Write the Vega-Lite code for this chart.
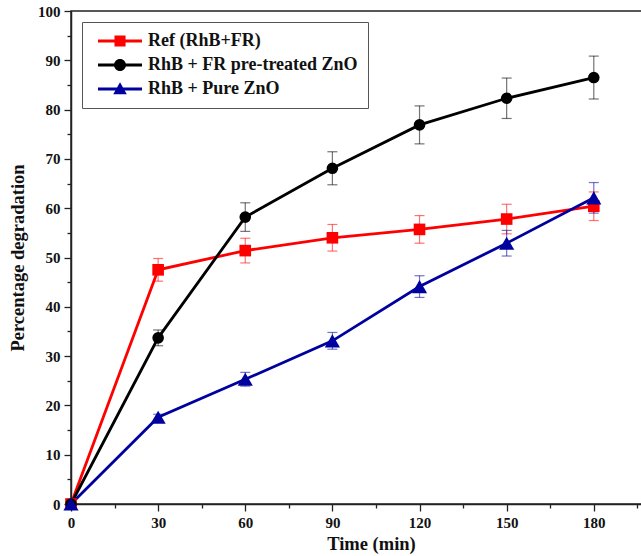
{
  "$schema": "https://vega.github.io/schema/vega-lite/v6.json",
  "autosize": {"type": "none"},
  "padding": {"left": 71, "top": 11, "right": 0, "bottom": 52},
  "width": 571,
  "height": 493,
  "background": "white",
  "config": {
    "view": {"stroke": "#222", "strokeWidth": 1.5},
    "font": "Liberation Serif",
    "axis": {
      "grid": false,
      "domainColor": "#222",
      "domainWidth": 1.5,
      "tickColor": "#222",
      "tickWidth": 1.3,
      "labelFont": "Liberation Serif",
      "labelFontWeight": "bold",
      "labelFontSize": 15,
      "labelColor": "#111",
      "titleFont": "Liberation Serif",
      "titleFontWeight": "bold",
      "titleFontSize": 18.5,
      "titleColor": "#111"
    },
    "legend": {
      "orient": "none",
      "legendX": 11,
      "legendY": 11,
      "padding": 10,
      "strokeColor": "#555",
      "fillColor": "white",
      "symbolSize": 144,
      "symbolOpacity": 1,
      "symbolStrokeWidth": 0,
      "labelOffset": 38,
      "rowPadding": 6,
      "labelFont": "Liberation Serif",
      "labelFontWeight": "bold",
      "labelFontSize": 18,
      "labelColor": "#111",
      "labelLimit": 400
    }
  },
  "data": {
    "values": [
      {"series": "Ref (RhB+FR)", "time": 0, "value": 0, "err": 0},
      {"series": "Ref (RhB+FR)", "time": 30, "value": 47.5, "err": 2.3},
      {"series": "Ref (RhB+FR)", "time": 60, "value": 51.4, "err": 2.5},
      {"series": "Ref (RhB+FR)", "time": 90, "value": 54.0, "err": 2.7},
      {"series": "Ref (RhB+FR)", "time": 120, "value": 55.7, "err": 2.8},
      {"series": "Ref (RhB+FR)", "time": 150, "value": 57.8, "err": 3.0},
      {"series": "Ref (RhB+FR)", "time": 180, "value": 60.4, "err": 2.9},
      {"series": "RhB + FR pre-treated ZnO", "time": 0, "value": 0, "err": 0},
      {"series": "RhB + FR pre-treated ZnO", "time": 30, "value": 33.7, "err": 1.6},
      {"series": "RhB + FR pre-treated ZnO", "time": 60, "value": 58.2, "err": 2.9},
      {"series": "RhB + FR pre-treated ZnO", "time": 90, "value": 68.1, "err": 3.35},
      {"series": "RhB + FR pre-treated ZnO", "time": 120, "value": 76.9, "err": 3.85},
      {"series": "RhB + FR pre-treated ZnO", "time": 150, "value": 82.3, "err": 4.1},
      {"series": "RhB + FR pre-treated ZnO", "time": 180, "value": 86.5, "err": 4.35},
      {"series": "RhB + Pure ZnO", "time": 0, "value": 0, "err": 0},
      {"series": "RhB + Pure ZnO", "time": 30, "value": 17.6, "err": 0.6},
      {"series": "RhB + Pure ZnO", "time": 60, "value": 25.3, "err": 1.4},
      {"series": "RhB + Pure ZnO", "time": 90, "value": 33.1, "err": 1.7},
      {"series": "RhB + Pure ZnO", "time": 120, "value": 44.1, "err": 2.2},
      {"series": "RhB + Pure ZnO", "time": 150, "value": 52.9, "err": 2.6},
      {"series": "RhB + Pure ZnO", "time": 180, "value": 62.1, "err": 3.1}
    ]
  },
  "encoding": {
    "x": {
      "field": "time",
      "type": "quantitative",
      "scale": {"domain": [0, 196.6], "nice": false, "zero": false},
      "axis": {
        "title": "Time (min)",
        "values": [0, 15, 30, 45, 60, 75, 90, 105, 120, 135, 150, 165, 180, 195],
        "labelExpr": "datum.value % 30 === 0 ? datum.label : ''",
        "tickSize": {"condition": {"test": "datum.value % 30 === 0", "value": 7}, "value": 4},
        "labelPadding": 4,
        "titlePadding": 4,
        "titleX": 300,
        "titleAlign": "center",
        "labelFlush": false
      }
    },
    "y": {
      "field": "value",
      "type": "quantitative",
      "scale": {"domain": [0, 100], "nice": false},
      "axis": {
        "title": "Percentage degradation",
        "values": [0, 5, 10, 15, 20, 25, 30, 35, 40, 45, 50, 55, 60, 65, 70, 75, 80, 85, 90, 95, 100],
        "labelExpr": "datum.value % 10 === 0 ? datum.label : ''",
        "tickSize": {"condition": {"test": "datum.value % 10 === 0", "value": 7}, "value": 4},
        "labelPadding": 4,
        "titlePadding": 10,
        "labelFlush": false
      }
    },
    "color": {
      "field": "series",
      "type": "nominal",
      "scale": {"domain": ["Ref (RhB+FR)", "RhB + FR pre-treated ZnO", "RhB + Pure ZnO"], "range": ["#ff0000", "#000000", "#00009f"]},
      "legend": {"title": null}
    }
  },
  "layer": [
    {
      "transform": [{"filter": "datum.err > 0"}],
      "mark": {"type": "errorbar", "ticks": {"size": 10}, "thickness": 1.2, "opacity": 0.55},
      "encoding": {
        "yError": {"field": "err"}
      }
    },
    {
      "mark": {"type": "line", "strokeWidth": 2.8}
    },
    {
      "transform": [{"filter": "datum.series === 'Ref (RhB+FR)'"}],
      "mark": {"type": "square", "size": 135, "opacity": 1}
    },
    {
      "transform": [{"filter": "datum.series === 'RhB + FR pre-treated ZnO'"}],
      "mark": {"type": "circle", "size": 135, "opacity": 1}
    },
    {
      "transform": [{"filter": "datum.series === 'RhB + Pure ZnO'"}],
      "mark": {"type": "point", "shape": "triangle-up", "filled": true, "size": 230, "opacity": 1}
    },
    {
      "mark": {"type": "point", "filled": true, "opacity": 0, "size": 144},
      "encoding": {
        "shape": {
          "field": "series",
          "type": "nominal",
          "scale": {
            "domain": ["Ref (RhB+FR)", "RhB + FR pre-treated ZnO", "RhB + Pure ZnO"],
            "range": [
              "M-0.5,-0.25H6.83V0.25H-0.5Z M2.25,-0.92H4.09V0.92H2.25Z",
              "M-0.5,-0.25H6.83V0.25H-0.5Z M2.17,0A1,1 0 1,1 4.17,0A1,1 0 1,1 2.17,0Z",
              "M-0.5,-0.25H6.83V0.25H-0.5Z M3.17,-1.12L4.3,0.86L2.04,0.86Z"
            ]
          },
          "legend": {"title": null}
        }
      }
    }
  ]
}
----------
■ **What the exercise asks**: Take the data above and repeat it exactly, leaving each picture out.

■ **Solution to the problem**:
Write the Vega-Lite code for this chart.
{
  "$schema": "https://vega.github.io/schema/vega-lite/v6.json",
  "autosize": {"type": "none"},
  "padding": {"left": 71, "top": 11, "right": 0, "bottom": 52},
  "width": 571,
  "height": 493,
  "background": "white",
  "config": {
    "view": {"stroke": "#222", "strokeWidth": 1.5},
    "font": "Liberation Serif",
    "axis": {
      "grid": false,
      "domainColor": "#222",
      "domainWidth": 1.5,
      "tickColor": "#222",
      "tickWidth": 1.3,
      "labelFont": "Liberation Serif",
      "labelFontWeight": "bold",
      "labelFontSize": 15,
      "labelColor": "#111",
      "titleFont": "Liberation Serif",
      "titleFontWeight": "bold",
      "titleFontSize": 18.5,
      "titleColor": "#111"
    },
    "legend": {
      "orient": "none",
      "legendX": 11,
      "legendY": 11,
      "padding": 10,
      "strokeColor": "#555",
      "fillColor": "white",
      "symbolSize": 144,
      "symbolOpacity": 1,
      "symbolStrokeWidth": 0,
      "labelOffset": 38,
      "rowPadding": 6,
      "labelFont": "Liberation Serif",
      "labelFontWeight": "bold",
      "labelFontSize": 18,
      "labelColor": "#111",
      "labelLimit": 400
    }
  },
  "data": {
    "values": [
      {"series": "Ref (RhB+FR)", "time": 0, "value": 0, "err": 0},
      {"series": "Ref (RhB+FR)", "time": 30, "value": 47.5, "err": 2.3},
      {"series": "Ref (RhB+FR)", "time": 60, "value": 51.4, "err": 2.5},
      {"series": "Ref (RhB+FR)", "time": 90, "value": 54.0, "err": 2.7},
      {"series": "Ref (RhB+FR)", "time": 120, "value": 55.7, "err": 2.8},
      {"series": "Ref (RhB+FR)", "time": 150, "value": 57.8, "err": 3.0},
      {"series": "Ref (RhB+FR)", "time": 180, "value": 60.4, "err": 2.9},
      {"series": "RhB + FR pre-treated ZnO", "time": 0, "value": 0, "err": 0},
      {"series": "RhB + FR pre-treated ZnO", "time": 30, "value": 33.7, "err": 1.6},
      {"series": "RhB + FR pre-treated ZnO", "time": 60, "value": 58.2, "err": 2.9},
      {"series": "RhB + FR pre-treated ZnO", "time": 90, "value": 68.1, "err": 3.35},
      {"series": "RhB + FR pre-treated ZnO", "time": 120, "value": 76.9, "err": 3.85},
      {"series": "RhB + FR pre-treated ZnO", "time": 150, "value": 82.3, "err": 4.1},
      {"series": "RhB + FR pre-treated ZnO", "time": 180, "value": 86.5, "err": 4.35},
      {"series": "RhB + Pure ZnO", "time": 0, "value": 0, "err": 0},
      {"series": "RhB + Pure ZnO", "time": 30, "value": 17.6, "err": 0.6},
      {"series": "RhB + Pure ZnO", "time": 60, "value": 25.3, "err": 1.4},
      {"series": "RhB + Pure ZnO", "time": 90, "value": 33.1, "err": 1.7},
      {"series": "RhB + Pure ZnO", "time": 120, "value": 44.1, "err": 2.2},
      {"series": "RhB + Pure ZnO", "time": 150, "value": 52.9, "err": 2.6},
      {"series": "RhB + Pure ZnO", "time": 180, "value": 62.1, "err": 3.1}
    ]
  },
  "encoding": {
    "x": {
      "field": "time",
      "type": "quantitative",
      "scale": {"domain": [0, 196.6], "nice": false, "zero": false},
      "axis": {
        "title": "Time (min)",
        "values": [0, 15, 30, 45, 60, 75, 90, 105, 120, 135, 150, 165, 180, 195],
        "labelExpr": "datum.value % 30 === 0 ? datum.label : ''",
        "tickSize": {"condition": {"test": "datum.value % 30 === 0", "value": 7}, "value": 4},
        "labelPadding": 4,
        "titlePadding": 4,
        "titleX": 300,
        "titleAlign": "center",
        "labelFlush": false
      }
    },
    "y": {
      "field": "value",
      "type": "quantitative",
      "scale": {"domain": [0, 100], "nice": false},
      "axis": {
        "title": "Percentage degradation",
        "values": [0, 5, 10, 15, 20, 25, 30, 35, 40, 45, 50, 55, 60, 65, 70, 75, 80, 85, 90, 95, 100],
        "labelExpr": "datum.value % 10 === 0 ? datum.label : ''",
        "tickSize": {"condition": {"test": "datum.value % 10 === 0", "value": 7}, "value": 4},
        "labelPadding": 4,
        "titlePadding": 10,
        "labelFlush": false
      }
    },
    "color": {
      "field": "series",
      "type": "nominal",
      "scale": {"domain": ["Ref (RhB+FR)", "RhB + FR pre-treated ZnO", "RhB + Pure ZnO"], "range": ["#ff0000", "#000000", "#00009f"]},
      "legend": {"title": null}
    }
  },
  "layer": [
    {
      "transform": [{"filter": "datum.err > 0"}],
      "mark": {"type": "errorbar", "ticks": {"size": 10}, "thickness": 1.2, "opacity": 0.55},
      "encoding": {
        "yError": {"field": "err"}
      }
    },
    {
      "mark": {"type": "line", "strokeWidth": 2.8}
    },
    {
      "transform": [{"filter": "datum.series === 'Ref (RhB+FR)'"}],
      "mark": {"type": "square", "size": 135, "opacity": 1}
    },
    {
      "transform": [{"filter": "datum.series === 'RhB + FR pre-treated ZnO'"}],
      "mark": {"type": "circle", "size": 135, "opacity": 1}
    },
    {
      "transform": [{"filter": "datum.series === 'RhB + Pure ZnO'"}],
      "mark": {"type": "point", "shape": "triangle-up", "filled": true, "size": 230, "opacity": 1}
    },
    {
      "mark": {"type": "point", "filled": true, "opacity": 0, "size": 144},
      "encoding": {
        "shape": {
          "field": "series",
          "type": "nominal",
          "scale": {
            "domain": ["Ref (RhB+FR)", "RhB + FR pre-treated ZnO", "RhB + Pure ZnO"],
            "range": [
              "M-0.5,-0.25H6.83V0.25H-0.5Z M2.25,-0.92H4.09V0.92H2.25Z",
              "M-0.5,-0.25H6.83V0.25H-0.5Z M2.17,0A1,1 0 1,1 4.17,0A1,1 0 1,1 2.17,0Z",
              "M-0.5,-0.25H6.83V0.25H-0.5Z M3.17,-1.12L4.3,0.86L2.04,0.86Z"
            ]
          },
          "legend": {"title": null}
        }
      }
    }
  ]
}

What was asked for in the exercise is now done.